» WHAT TO DO
Pull out every line below that holds the word "this".

***** PROVIDED ENTRIES

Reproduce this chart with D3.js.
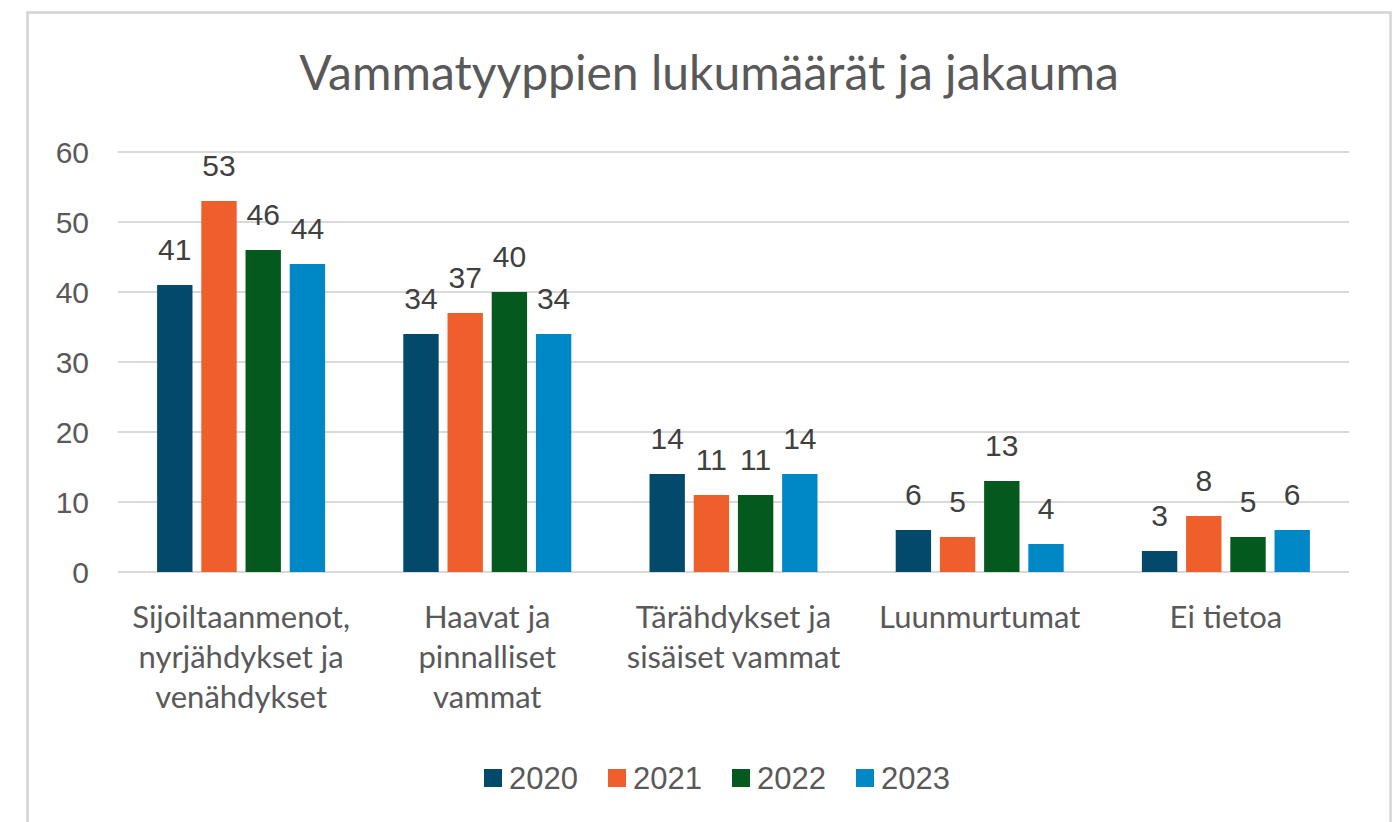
<!DOCTYPE html>
<html>
<head>
<meta charset="utf-8">
<script src="https://cdn.jsdelivr.net/npm/d3@7"></script>
<style>
  body { margin: 0; background: #fff; }
</style>
</head>
<body>
<script>
var width = 1397;
var height = 822;

// data
var categories = [
    "Sijoiltaanmenot, nyrjähdykset ja venähdykset",
    "Haavat ja pinnalliset vammat",
    "Tärähdykset ja sisäiset vammat",
    "Luunmurtumat",
    "Ei tietoa"
];
var categoryLines = [
    ["Sijoiltaanmenot,", "nyrjähdykset ja", "venähdykset"],
    ["Haavat ja", "pinnalliset", "vammat"],
    ["Tärähdykset ja", "sisäiset vammat"],
    ["Luunmurtumat"],
    ["Ei tietoa"]
];
var years = ["2020", "2021", "2022", "2023"];
var v2020 = [41, 34, 14, 6, 3];
var v2021 = [53, 37, 11, 5, 8];
var v2022 = [46, 40, 11, 13, 5];
var v2023 = [44, 34, 14, 4, 6];
var yTicks = [0, 10, 20, 30, 40, 50, 60];
var colors = ["#02496c", "#ee5f2b", "#04591f", "#0088c6"];

var series = [v2020, v2021, v2022, v2023];

var svg = d3.select("body").append("svg")
    .attr("width", width)
    .attr("height", height);

// chart border
svg.append("rect")
    .attr("x", 27.5).attr("y", 12.5)
    .attr("width", 1363).attr("height", 830)
    .attr("fill", "#fff")
    .attr("stroke", "#d4d4d4")
    .attr("stroke-width", 2.5);

svg.append("text")
    .attr("x", 709)
    .attr("y", 90)
    .attr("text-anchor", "middle")
    .attr("font-family", "Lato, 'Open Sans', sans-serif")
    .attr("font-size", 48)
    .attr("fill", "#595959")
    .text("Vammatyyppien lukumäärät ja jakauma");

var plotLeft = 118, plotRight = 1349, plotTop = 152, plotBottom = 572;

var x0 = d3.scaleBand().domain(categories).range([plotLeft, plotRight]);
var x1 = d3.scaleBand().domain(years).range([0, 168]).paddingInner(0.2);
var y = d3.scaleLinear().domain([0, 60]).range([plotBottom, plotTop]);

// gridlines
svg.append("g").selectAll("line")
    .data(yTicks)
    .enter().append("line")
    .attr("x1", plotLeft).attr("x2", plotRight)
    .attr("y1", function (d) { return y(d); })
    .attr("y2", function (d) { return y(d); })
    .attr("stroke", "#d9d9d9")
    .attr("stroke-width", 2);

// y tick labels
svg.append("g").selectAll("text")
    .data(yTicks)
    .enter().append("text")
    .attr("x", 89)
    .attr("y", function (d) { return y(d) + 11; })
    .attr("text-anchor", "end")
    .attr("font-family", "'Liberation Sans', Arial, sans-serif")
    .attr("font-size", 30)
    .attr("fill", "#595959")
    .text(function (d) { return d; });

var groupOffset = (x0.bandwidth() - 168) / 2;

years.forEach(function (yr, si) {
    var g = svg.append("g");
    var vals = series[si];
    g.selectAll("rect")
        .data(vals)
        .enter().append("rect")
        .attr("x", function (d, i) { return x0(categories[i]) + groupOffset + x1(yr); })
        .attr("y", function (d) { return y(d); })
        .attr("width", x1.bandwidth())
        .attr("height", function (d) { return plotBottom - y(d); })
        .attr("fill", colors[si]);
    g.selectAll("text")
        .data(vals)
        .enter().append("text")
        .attr("x", function (d, i) { return x0(categories[i]) + groupOffset + x1(yr) + x1.bandwidth() / 2; })
        .attr("y", function (d) { return y(d) - 25; })
        .attr("text-anchor", "middle")
        .attr("font-family", "'Liberation Sans', Arial, sans-serif")
        .attr("font-size", 30)
        .attr("fill", "#404040")
        .text(function (d) { return d; });
});

// category labels
categories.forEach(function (c, i) {
    var t = svg.append("text")
        .attr("text-anchor", "middle")
        .attr("font-family", "Lato, 'Open Sans', sans-serif")
        .attr("font-size", 31)
        .attr("fill", "#595959");
    categoryLines[i].forEach(function (line, j) {
        t.append("tspan")
            .attr("x", x0(c) + x0.bandwidth() / 2)
            .attr("y", 628 + j * 40)
            .text(line);
    });
});

// legend
var legend = svg.append("g");
years.forEach(function (yr, i) {
    var lx = 484 + i * 124;
    legend.append("rect")
        .attr("x", lx).attr("y", 769)
        .attr("width", 18).attr("height", 18)
        .attr("fill", colors[i]);
    legend.append("text")
        .attr("x", lx + 25)
        .attr("y", 789)
        .attr("font-family", "'Liberation Sans', Arial, sans-serif")
        .attr("font-size", 31)
        .attr("fill", "#595959")
        .text(yr);
});
</script>
</body>
</html>
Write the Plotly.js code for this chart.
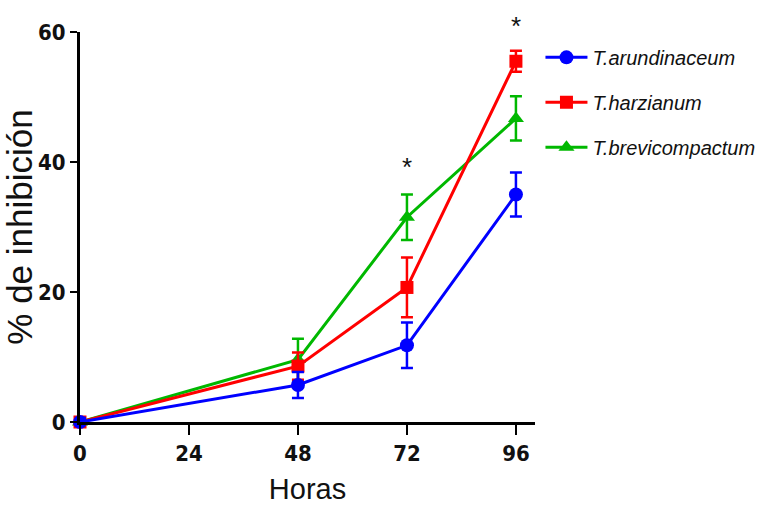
<!DOCTYPE html>
<html>
<head>
<meta charset="utf-8">
<script src="https://cdn.plot.ly/plotly-3.0.1.min.js"></script>
<style>html,body{margin:0;padding:0;background:#fff;}#chart{width:760px;height:510px;}</style>
</head>
<body>
<div id="chart"></div>
<script>
const hours = [0, 48, 72, 96];
const seriesNames = ["T.arundinaceum", "T.harzianum", "T.brevicompactum"];
const arundinaceum = [0, 5.7, 11.8, 35.0];
const arundinaceumErr = [0.6, 2.0, 3.5, 3.4];
const harzianum = [0, 8.6, 20.7, 55.5];
const harzianumErr = [0.6, 2.1, 4.6, 1.6];
const brevicompactum = [0, 9.6, 31.5, 46.7];
const brevicompactumErr = [0.4, 3.2, 3.5, 3.4];
const starX = [72, 96];
const starY = [39.2, 61.0];
const xTicks = [0, 24, 48, 72, 96];
const yTicks = [0, 20, 40, 60];
const yMax = 60;

const narrow = "DejaVu Sans Condensed, Liberation Sans Narrow, Arial Narrow, sans-serif";
const sans = "Liberation Sans, Arial, sans-serif";

function mk(name, y, err, color, symbol, size, rank) {
  return {
    type: "scatter", mode: "lines+markers", name: name,
    x: hours, y: y,
    error_y: {type: "data", array: err, visible: true, color: color, thickness: 2.5, width: 6},
    line: {color: color, width: 3},
    marker: {color: color, symbol: symbol, size: size},
    legendgroup: name, legendrank: rank, cliponaxis: false
  };
}

const traces = [
  mk(seriesNames[2], brevicompactum, brevicompactumErr, "#00b800", "triangle-up", 14, 3),
  mk(seriesNames[1], harzianum, harzianumErr, "#ff0000", "square", 13, 2),
  mk(seriesNames[0], arundinaceum, arundinaceumErr, "#0000ff", "circle", 14, 1)
];

const layout = {
  width: 760, height: 510,
  margin: {l: 80, r: 225, t: 32, b: 88, pad: 0, autoexpand: false},
  paper_bgcolor: "#fff", plot_bgcolor: "#fff",
  showlegend: true,
  legend: {
    x: 1.012, xanchor: "left", y: 0.985, yanchor: "top",
    font: {family: sans, size: 20, color: "#111", style: "italic"},
    tracegroupgap: 16, bgcolor: "rgba(0,0,0,0)", itemwidth: 42
  },
  xaxis: {
    range: [0, 100.2], tickvals: xTicks, ticktext: xTicks.map(String),
    showline: true, linecolor: "#000", linewidth: 3,
    ticks: "outside", ticklen: 10, tickwidth: 2.5, tickcolor: "#000",
    showgrid: false, zeroline: false,
    tickfont: {family: narrow, size: 22, color: "#111", weight: "bold"},
    title: {text: "Horas", font: {family: sans, size: 29, color: "#111"}, standoff: 14},
    automargin: false
  },
  yaxis: {
    range: [0, yMax], tickvals: yTicks, ticktext: yTicks.map(String),
    showline: true, linecolor: "#000", linewidth: 3,
    ticks: "outside", ticklen: 7, tickwidth: 2.5, tickcolor: "#000",
    showgrid: false, zeroline: false,
    tickfont: {family: narrow, size: 22, color: "#111", weight: "bold"},
    title: {text: "% de inhibición", font: {family: sans, size: 35, color: "#111"}, standoff: 4},
    automargin: true
  },
  annotations: starX.map((x, i) => ({
    x: x, y: starY[i] / yMax, xref: "x", yref: "y domain", yanchor: "middle", text: "*", showarrow: false,
    font: {family: sans, size: 26, color: "#111"}
  }))
};

Plotly.newPlot("chart", traces, layout, {displayModeBar: false, staticPlot: true});
</script>
</body>
</html>
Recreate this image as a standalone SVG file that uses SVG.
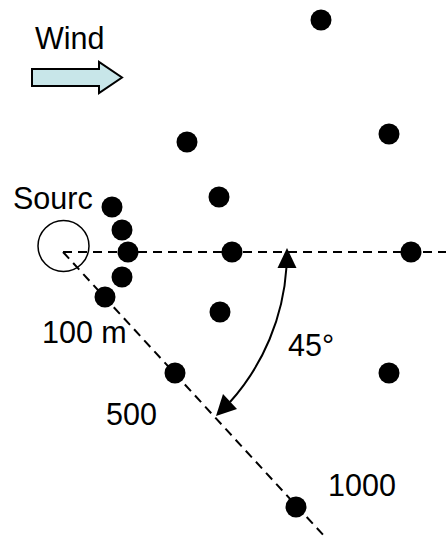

**********

» CORRECT OUTPUT
Reproduce this chart with D3.js.
Write the Plotly.js code for this chart.
Recreate this image as a standalone SVG file that uses SVG.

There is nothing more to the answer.